Not getting divorced is because I see no reason to change that part of my life without a solid plan with BF. It isn’t just my husband - it’s about his family too. I love them very much and honestly getting divorced changes those things. BF hadn’t explicitly brought it up or asked about it and know it’s bc he doesn’t want me to change and then him change his mind again. The only reason I will ever divorce my husband is if my BF proves to me he wants marriage with me and steps up and things consistently turn around for the better. I’m sorry but I have already given up so many things in the last few years, I’m not giving that up without a good reason. If that was his reason for all the back and forth I imagine he would have told me - I have asked before and he says this is not it. He likes my husband and they get along, in fact. If BF was truly poly this would be all moot. My husband thinks BF is poly but fights it.

Anyway thank you! Things are stable again with BF after that talk and a few weeks of me being in distress- I’m going to revisit this with him after quarantine time changes a little... I’m in a different place not but still don’t want to lose the relationship!
 
Thank you for more info.

So in a nutshell...

BF does eventually want to get married
  • He is not sure you are the one he wants to marry.
  • He cannot explain why or why not.
  • Because he cannot articulate why or why not, he thinks he is leading you on.
  • (Well, since he cannot decide after 3 years, IS he leading you on?

What would you like to happen here?

You just want the circle conversations to stop?

You would be ok being together but just never being married to each other?

You want him to articulate why or why not you as his marriage partner?

You want him to make up his mind once and for all?

Something else?

Galagirl
 
Yes - that is it.

I am tired of the “break ups” that stem from lack of communication. If we communicate better- this can be avoided. We made this clear.
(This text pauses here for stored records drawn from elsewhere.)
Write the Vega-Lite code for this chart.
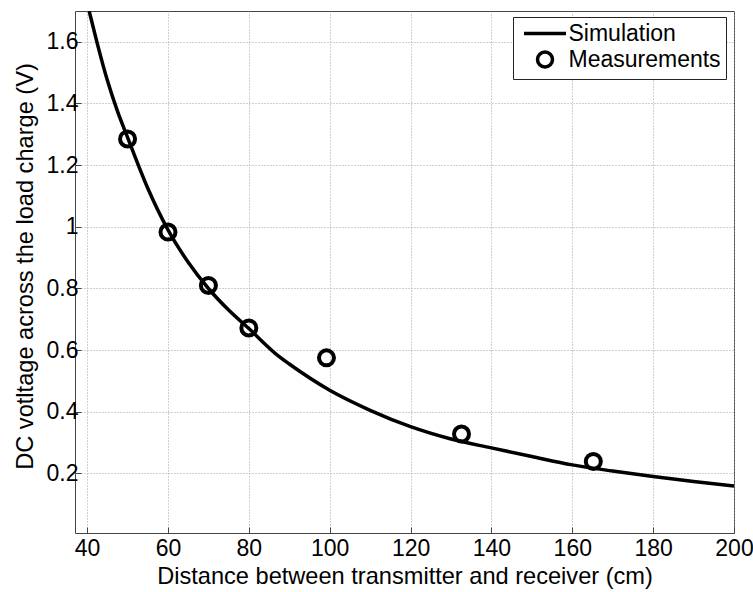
{
  "$schema": "https://vega.github.io/schema/vega-lite/v6.json",
  "width": 659,
  "height": 522,
  "autosize": {"type": "none"},
  "padding": {"left": 75, "top": 11, "right": 19, "bottom": 59},
  "background": "white",
  "config": {
    "font": "Liberation Sans",
    "view": {"stroke": "#444444", "strokeWidth": 1},
    "axis": {
      "domain": false,
      "grid": true,
      "gridColor": "#a0a0a0",
      "gridDash": [1, 2],
      "gridWidth": 1,
      "ticks": true,
      "tickSize": -6,
      "tickColor": "#444444",
      "labelFont": "Liberation Sans",
      "labelFontSize": 23,
      "labelColor": "black",
      "labelFlush": false,
      "titleFont": "Liberation Sans",
      "titleFontSize": 23.6,
      "titleFontWeight": "normal",
      "titleColor": "black"
    }
  },
  "datasets": {
    "sim": [
      {"d": 40.5, "v": 1.70},
      {"d": 42.5, "v": 1.595},
      {"d": 45, "v": 1.475},
      {"d": 47.5, "v": 1.375},
      {"d": 50, "v": 1.29},
      {"d": 55, "v": 1.125},
      {"d": 60, "v": 0.99},
      {"d": 65, "v": 0.885},
      {"d": 70, "v": 0.80},
      {"d": 75, "v": 0.73},
      {"d": 80, "v": 0.67},
      {"d": 87.6, "v": 0.578},
      {"d": 90, "v": 0.555},
      {"d": 100, "v": 0.47},
      {"d": 110, "v": 0.405},
      {"d": 120, "v": 0.352},
      {"d": 130, "v": 0.312},
      {"d": 140, "v": 0.283},
      {"d": 150, "v": 0.255},
      {"d": 160, "v": 0.228},
      {"d": 170, "v": 0.208},
      {"d": 180, "v": 0.19},
      {"d": 190, "v": 0.174},
      {"d": 200, "v": 0.159}
    ],
    "meas": [
      {"d": 50, "v": 1.285, "series": "Measurements"},
      {"d": 60, "v": 0.983, "series": "Measurements"},
      {"d": 70, "v": 0.81, "series": "Measurements"},
      {"d": 80, "v": 0.672, "series": "Measurements"},
      {"d": 99.2, "v": 0.575, "series": "Measurements"},
      {"d": 132.6, "v": 0.328, "series": "Measurements"},
      {"d": 165.2, "v": 0.239, "series": "Measurements"}
    ]
  },
  "layer": [
    {
      "data": {"name": "sim"},
      "mark": {"type": "line", "color": "black", "strokeWidth": 3.5, "clip": true, "interpolate": "monotone"},
      "encoding": {
        "x": {
          "field": "d", "type": "quantitative",
          "scale": {"domain": [37, 200], "nice": false, "zero": false},
          "axis": {"values": [40, 60, 80, 100, 120, 140, 160, 180, 200], "title": "Distance between transmitter and receiver (cm)", "labelPadding": 10, "titlePadding": 4}
        },
        "y": {
          "field": "v", "type": "quantitative",
          "scale": {"domain": [0.007, 1.7], "nice": false, "zero": false},
          "axis": {"values": [0.2, 0.4, 0.6, 0.8, 1, 1.2, 1.4, 1.6], "format": "~g", "title": "DC votltage across the load charge (V)", "labelPadding": 3, "titlePadding": 9, "titleY": 255}
        }
      }
    },
    {
      "data": {"name": "meas"},
      "mark": {"type": "point", "filled": false, "strokeWidth": 4, "size": 225, "opacity": 1, "color": "black"},
      "encoding": {
        "x": {"field": "d", "type": "quantitative"},
        "y": {"field": "v", "type": "quantitative"},
        "shape": {
          "field": "series", "type": "nominal",
          "scale": {"domain": ["Simulation", "Measurements"], "range": ["M-2.8,0H2.8", "circle"]},
          "legend": {
            "title": null,
            "orient": "none",
            "legendX": 438,
            "legendY": 6,
            "strokeColor": "#222222",
            "fillColor": "white",
            "padding": 5,
            "symbolOffset": 15.5,
            "symbolSize": 225,
            "symbolStrokeWidth": 3.5,
            "symbolStrokeColor": "black",
            "symbolFillColor": "transparent",
            "labelFontSize": 23,
            "labelFont": "Liberation Sans",
            "labelColor": "black",
            "labelOffset": 12,
            "rowPadding": -1
          }
        }
      }
    }
  ]
}
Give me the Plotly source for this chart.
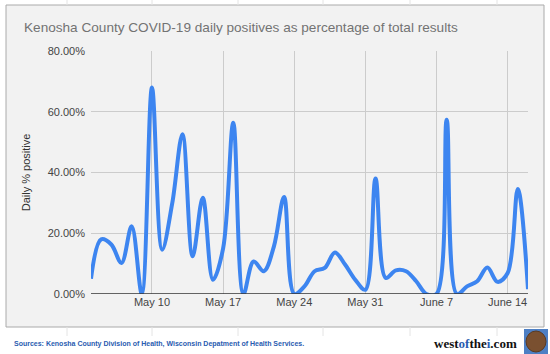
import plotly.graph_objects as go
import pandas as pd

dates = pd.date_range("2020-05-04", "2020-06-16", freq="D").strftime("%Y-%m-%d").tolist()
pct_positive = [5.0, 18.0, 16.3, 10.2, 22.3, 0.0, 68.0, 14.6, 30.0, 52.6,
                12.4, 31.7, 4.7, 15.0, 56.4, 0.0, 10.7, 7.5, 15.7, 31.9,
                0.0, 2.5, 7.5, 8.6, 13.7, 9.7, 4.7, 1.4, 38.0, 5.3,
                7.8, 7.5, 4.2, 0.0, 0.0, 57.4, 0.0, 2.5, 4.2, 8.7,
                4.0, 6.9, 34.6, 1.6]
tick_dates = ["2020-05-10", "2020-05-17", "2020-05-24", "2020-05-31", "2020-06-07", "2020-06-14"]
tick_labels = ["May 10", "May 17", "May 24", "May 31", "June 7", "June 14"]
y_ticks = [0, 20, 40, 60, 80]
y_labels = ["0.00%", "20.00%", "40.00%", "60.00%", "80.00%"]

title_text = "Kenosha County COVID-19 daily positives as percentage of total results"
source_text = "Sources: Kenosha County Division of Health, Wisconsin Depatment of Health Services."

W, H = 550, 354
fig = go.Figure()
fig.add_trace(go.Scatter(
    x=dates, y=pct_positive, mode="lines",
    line=dict(color="#3d85f0", width=4, shape="spline", smoothing=1.0),
    hoverinfo="skip", showlegend=False,
))

font_main = "Liberation Sans, Arial, sans-serif"
fig.update_layout(
    width=W, height=H,
    margin=dict(l=91, r=22, t=51, b=60),
    paper_bgcolor="white",
    plot_bgcolor="#f2f2f2",
    font=dict(family=font_main, size=11, color="#444444"),
    xaxis=dict(
        range=[dates[0], dates[-1]],
        tickmode="array", tickvals=tick_dates, ticktext=tick_labels,
        showgrid=True, gridcolor="#cccccc", gridwidth=1,
        zeroline=False, showline=False, ticks="",
        tickfont=dict(size=11, color="#444444"),
        fixedrange=True,
    ),
    yaxis=dict(
        range=[0, 80],
        tickmode="array", tickvals=y_ticks, ticktext=y_labels,
        showgrid=True, gridcolor="#cccccc", gridwidth=1,
        zeroline=False, showline=False, ticks="",
        ticklabelstandoff=5,
        tickfont=dict(size=11, color="#444444"),
        title=dict(text="Daily % positive", font=dict(size=11, color="#333333"), standoff=14),
        fixedrange=True,
    ),
)

shapes = []
# outer panel
shapes.append(dict(type="rect", xref="paper", yref="paper",
                   x0=-85/437, x1=(544-91)/437, y0=-(327-294)/243, y1=1+(51-5)/243,
                   line=dict(color="#aaaaaa", width=1), fillcolor="#f2f2f2", layer="below"))
# baseline
shapes.append(dict(type="line", xref="paper", yref="y", x0=0, x1=1, y0=0, y1=0,
                   line=dict(color="#333333", width=1.5), layer="above"))
# faint page grid lines outside panel
for xp in [67, 152, 238, 323, 410, 497]:
    shapes.append(dict(type="line", xref="paper", yref="paper",
                       x0=(xp-91)/437, x1=(xp-91)/437, y0=1+(51-0)/243, y1=1+(51-5)/243,
                       line=dict(color="#e4e4e4", width=1), layer="below"))
    shapes.append(dict(type="line", xref="paper", yref="paper",
                       x0=(xp-91)/437, x1=(xp-91)/437, y0=-(327-294)/243, y1=-(336-294)/243,
                       line=dict(color="#e4e4e4", width=1), layer="below"))
# logo
shapes.append(dict(type="rect", xref="paper", yref="paper",
                   x0=(524-91)/437, x1=(548-91)/437, y0=-(354-294)/243, y1=-(329-294)/243,
                   line=dict(width=0), fillcolor="#4d7fc4", layer="below"))
shapes.append(dict(type="circle", xref="paper", yref="paper",
                   x0=(526-91)/437, x1=(546-91)/437, y0=-(352-294)/243, y1=-(331-294)/243,
                   line=dict(color="#5a3a22", width=1), fillcolor="#7a5030", layer="above"))
fig.update_layout(shapes=shapes)

annotations = [
    dict(text=title_text, xref="paper", yref="paper",
         x=(22-91)/437, y=1+(51-27)/243, xanchor="left", yanchor="middle",
         showarrow=False, font=dict(family=font_main, size=13.6, color="#737373")),
    dict(text="<b>" + source_text + "</b>", xref="paper", yref="paper",
         x=(12-91)/437, y=-(344-294)/243, xanchor="left", yanchor="middle",
         showarrow=False, font=dict(family=font_main, size=7, color="#2a5cb0")),
    dict(text="<b>west<span style='color:#2a5cb0'>of</span>the<span style='color:#2a5cb0'>i</span>.com</b>",
         xref="paper", yref="paper",
         x=(519-91)/437, y=-(343-294)/243, xanchor="right", yanchor="middle",
         showarrow=False, font=dict(family="Liberation Serif, serif", size=13, color="#111111")),
]
fig.update_layout(annotations=annotations)

fig.write_html("out.html")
I am okay with being married and I am okay with not being married. I am okay with being open or not. As long as we talk about it. I’ve been steadfast in my flexibility.

Ultimately I want this relationship/connection to last or flourish in whatever form works for us. I’m okay with either direction. I don’t think I’m being lead on- at least not when he is honest. I just need to know what to expect.

I don’t care about labels or titles, I care about the connection. I don’t want to be replaced but I can’t control if he does that - but I must not be that replaceable because he hasn’t done it yet.

I expect this to continue to be up and down but hopefully with less downs and more stability. I am here now giving it my best. I wouldn’t continue to hang in there if I didn’t see the value in this.
 
If your greatest want is more stability, how do you want to create it for yourself when he is moody? Since listening to his moody episodes causes YOU discomfort, you may have to be firm of purpose there.

Maybe tell him "No, thanks. We've had this circle conversation before. If you need to process this again, it has to be with someone else. Not me. Because my answer hasn't changed -- I am ok married or not married. I want to be with you either way."

Then step back and let him calm on his own. Cuz you aren't the one cranking him up.

If he's cranking his own self up, he's got to figure out how not to do that. WITHOUT spreading it around and cranking YOU up.